An argument for separating the two aspects of his work might be drawn from the fact that Hegel’s metaphysics was not worked out until he had devoted much philosophical attention in his early years to politics and to religion, conceived as a decidedly social phenomenon and not, in the manner of Whitehead, as “what the individual does with his own solitariness.” But that argument would be cogent only if the metaphysics inspired by his early concrete studies of religion and politics had not influenced his subsequent handling of society, politics, and history. Much systematic philosophy has been inspired by more detailed investigations. From Plato to Russell many distinguished philosophers have started out from mathematics. Aristotle was a biologist, Locke a doctor and political theorist. But, in general, philosophies produced in this way are not mere epiphenomena of the more specific interests that inspired them. Hegel’s metaphysics and social philosophy are at any rate congruous and each presents so many obstacles to understanding that it is only sensible to make use of either to help make the other more intelligible.

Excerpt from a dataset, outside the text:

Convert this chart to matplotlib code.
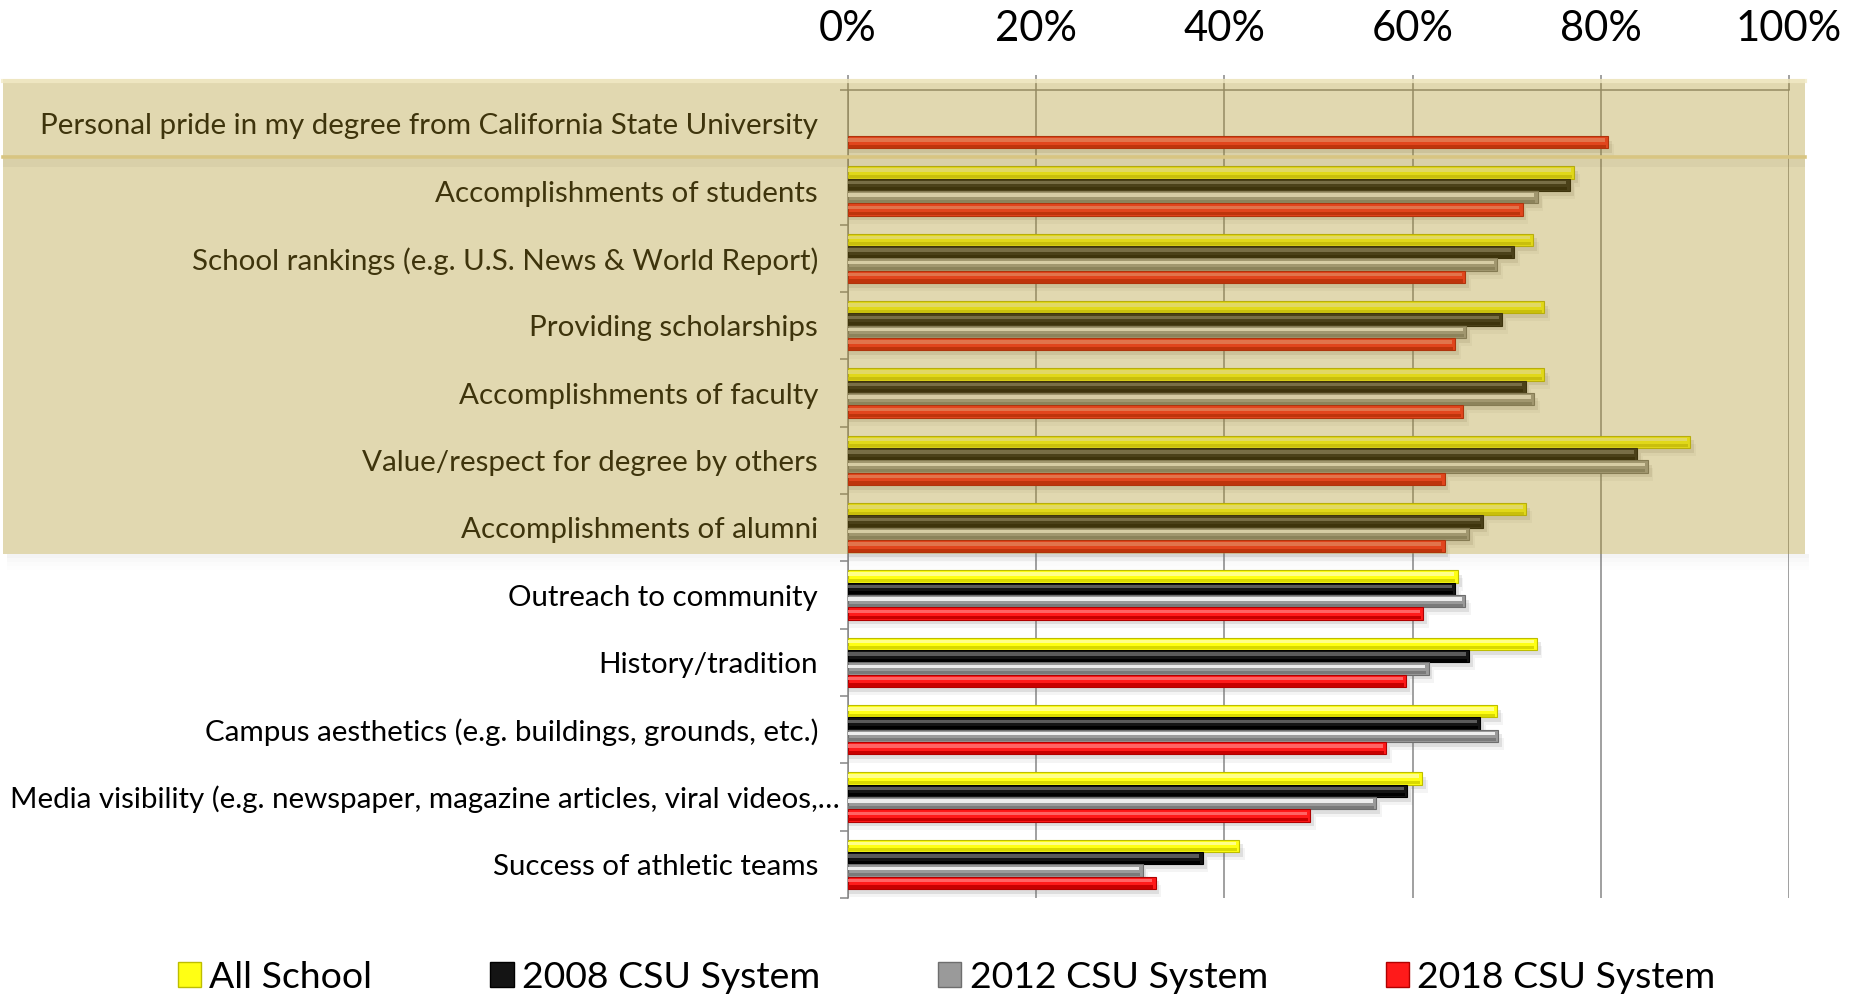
import matplotlib
matplotlib.use("Agg")
import matplotlib.pyplot as plt
import numpy as np
from matplotlib.patches import Rectangle, Patch
from matplotlib.lines import Line2D
from matplotlib.transforms import blended_transform_factory, ScaledTranslation

plt.rcParams['font.family'] = ['Lato', 'DejaVu Sans']

# ---------------- data ----------------
categories = [
    "Personal pride in my degree from California State University",
    "Accomplishments of students",
    "School rankings (e.g. U.S. News & World Report)",
    "Providing scholarships",
    "Accomplishments of faculty",
    "Value/respect for degree by others",
    "Accomplishments of alumni",
    "Outreach to community",
    "History/tradition",
    "Campus aesthetics (e.g. buildings, grounds, etc.)",
    "Media visibility (e.g. newspaper, magazine articles, viral videos,\u2026",
    "Success of athletic teams",
]
all_school = [np.nan, 77.2, 72.8, 74.0, 74.0, 89.5, 72.1, 64.8, 73.2, 69.0, 61.0, 41.6]
csu_2008 = [np.nan, 76.7, 70.8, 69.5, 72.0, 83.9, 67.5, 64.5, 66.0, 67.2, 59.4, 37.7]
csu_2012 = [np.nan, 73.3, 69.0, 65.7, 72.9, 85.0, 66.0, 65.6, 61.7, 69.1, 56.1, 31.3]
csu_2018 = [80.8, 71.7, 65.6, 64.5, 65.4, 63.4, 63.4, 61.1, 59.3, 57.2, 49.1, 32.7]
series_names = ["All School", "2008 CSU System", "2012 CSU System", "2018 CSU System"]
x_ticks = [0, 20, 40, 60, 80, 100]
x_tick_labels = ["0%", "20%", "40%", "60%", "80%", "100%"]
n_highlight = 7  # first rows shaded

# ---------------- styles ----------------
styles = [
    # face, edge, highlight, dark bottom
    dict(face="#FFFF14", edge="#BDBD00", hi="#FFFF8A", dark="#D9D900"),
    dict(face="#141414", edge="#000000", hi="#5A5A5A", dark="#000000"),
    dict(face="#9A9A9A", edge="#6E6E6E", hi="#EDEDED", dark="#7A7A7A"),
    dict(face="#FF1A1A", edge="#B00000", hi="#FF6464", dark="#C80000"),
]
offsets = [-0.276, -0.092, 0.092, 0.276]
bar_h = 0.184
grid_col = "#868686"

W, H, DPI = 18.6, 9.97, 100
fig = plt.figure(figsize=(W, H), dpi=DPI)
ax = fig.add_axes([848 / 1860, 1 - 898 / 997, (1789 - 848) / 1860, (898 - 90) / 997])

renderer = fig.canvas.get_renderer()


def fit_size(text, target_px, base=20):
    t = fig.text(0, 0, text, fontsize=base)
    w = t.get_window_extent(renderer).width
    t.remove()
    return base * target_px / w


label_size = fit_size(categories[0], 779)
tick_size = fit_size("100%", 106)
legend_size = fit_size("2018 CSU System", 298)

y = np.arange(len(categories))
all_series = [all_school, csu_2008, csu_2012, csu_2018]
for vals, off, st in zip(all_series, offsets, styles):
    v = np.array(vals, dtype=float)
    m = ~np.isnan(v)
    yy = y[m] + off
    vv = v[m]
    # soft shadow
    ax.barh(yy + 0.07, vv + 0.4, height=bar_h, color="0.45", alpha=0.16, lw=0, zorder=2)
    ax.barh(yy + 0.12, vv + 0.6, height=bar_h, color="0.45", alpha=0.08, lw=0, zorder=2)
    # main bar
    ax.barh(yy, vv, height=bar_h, color=st["face"], edgecolor=st["edge"], lw=0.8, zorder=3)
    # bevel: dark lower stripe & light upper stripe
    ax.barh(yy + bar_h * 0.33, vv - 0.25, height=bar_h * 0.25, color=st["dark"], lw=0, zorder=4)
    ax.barh(yy - bar_h * 0.18, vv - 0.35, height=bar_h * 0.28, color=st["hi"], lw=0, zorder=4)

ax.set_xlim(0, 100)
ax.set_ylim(len(categories) - 0.5, -0.5)

# x axis on top
ax.xaxis.tick_top()
ax.set_xticks(x_ticks)
ax.set_xticklabels(x_tick_labels)
ax.tick_params(axis="x", which="major", length=11, width=1.1, color=grid_col,
               pad=19.5, labelsize=tick_size, labelcolor="black")
ax.grid(axis="x", color=grid_col, lw=1.1, zorder=0)
ax.set_axisbelow(True)

# y axis
ax.set_yticks(y)
ax.set_yticklabels(categories)
ax.set_yticks(np.arange(-0.5, len(categories), 1), minor=True)
ax.tick_params(axis="y", which="major", length=0, pad=21.6, labelsize=label_size, labelcolor="black")
ax.tick_params(axis="y", which="minor", length=6, width=1.1, color=grid_col)

# the long "Media visibility" label overhangs the right alignment a little (as in the source)
media_tick = ax.yaxis.get_major_ticks()[10]
media_tick.label1.set_transform(media_tick.label1.get_transform()
                                + ScaledTranslation(22 / DPI, 0, fig.dpi_scale_trans))

for s in ["right", "bottom"]:
    ax.spines[s].set_visible(False)
for s in ["left", "top"]:
    ax.spines[s].set_color(grid_col)
    ax.spines[s].set_linewidth(1.1)

# ---------------- highlight overlay ----------------
bt = blended_transform_factory(fig.transFigure, ax.transData)
x0, x1 = 3 / 1860, 1805 / 1860
y_top = -0.5 - 11 / 67.3
y_bot = n_highlight - 0.5 - 7 / 67.3
overlay = Rectangle((x0, y_top), x1 - x0, y_bot - y_top, transform=bt,
                    facecolor="#AE9324", alpha=0.36, lw=0, zorder=10)
fig.add_artist(overlay)
# lighter top rim
fig.add_artist(Line2D([x0, x1], [y_top + 0.03, y_top + 0.03], transform=bt,
                      color="#F2EAC6", lw=3, alpha=0.8, zorder=11))
# divider between first row and rest
fig.add_artist(Line2D([x0, x1], [0.5, 0.5], transform=bt,
                      color="#D8C582", lw=2.6, zorder=11))
fig.add_artist(Rectangle((x0, 0.52), x1 - x0, 0.12, transform=bt,
                         facecolor="#7A7050", alpha=0.07, lw=0, zorder=11))
# soft shadow under overlay
for k, a in enumerate([0.07, 0.045, 0.025, 0.012]):
    fig.add_artist(Rectangle((x0 + 0.002, y_bot + k * 0.06), x1 - x0, 0.06, transform=bt,
                             facecolor="0.4", alpha=a, lw=0, zorder=9))

# ---------------- legend ----------------
handles = [Patch(facecolor=st["face"], edgecolor=st["edge"], lw=1.0) for st in styles]
leg_px = legend_size * DPI / 72
fig.legend(handles, series_names, loc="center", bbox_to_anchor=(0.509, 0.020), ncol=4,
           frameon=False, fontsize=legend_size, handlelength=0.62, handleheight=0.62,
           handletextpad=0.22, columnspacing=118 / leg_px, borderaxespad=0, borderpad=0)

fig.savefig("out.png", dpi=DPI)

All the same I am inclined to think that the two ought to be separated in what might be regarded as Hegel’s own best interests. The reason is that it is only the epistemological or methodological part of Hegel’s metaphysics that has a direct bearing on his social philosophy. The substantive, cosmological part has no more than a general affinity of style with the social philosophy. It is also extremely ambiguous because of the desperate vagueness of its foundations and in either of its more natural interpretations it seems pretty absurd. I am inclined to believe that Hegel’s theory of method was first derived from the consideration of human and social questions, the subject of his Phenomenology and of the concluding part of his Encyclopedia, the Philosophy of Mind, a field to which it is plausibly applicable, and that he then projected this theory on to the even larger concerns of cosmology, namely the relations of nature, man, and God, to which it is not plausibly applicable. If I am correct, the extraordinary character of the resulting substantive theory of the cosmos is neither surprising in itself nor necessarily damaging to the dialectical account of the human and social world on which he based his reflections.
Hegel saw his own work as the culmination of the whole history of Western philosophy, and with that in mind one should perhaps start any attempt to place and account for it with the pre-Socratics. One must at least go back to Kant’s uneasy critical synthesis of the seventeenth-century rationalism that culminated in Leibniz and the British empiricism that achieved its fullest development with Hume. The rationalists held that the real nature of the world, the existence and characteristics of God, nature, and the soul, could be ascertained by pure reason, working deductively from selfevident first principles. Sensation for them is only “confused thought” and its mangled deliverances provide no more than illusion-riddled appearances of the reality that reason alone can penetrate. For the empiricists knowledge of what really exists can be acquired only from the senses; pure reason is competent to discover only the formal relationships between concepts.
Kant agreed with the empiricists that the senses are necessary to knowledge of reality, but denied that they are sufficient. The intellect has an essential part to play: not as an alternative and superior mode of access to reality, the task of reason as the rationalists conceived it, but in conjunction with the senses as a source of organizing principles which order and arrange the initially chaotic “manifold of sensation” yielded by the senses into a world of persisting substances, causally related to one another.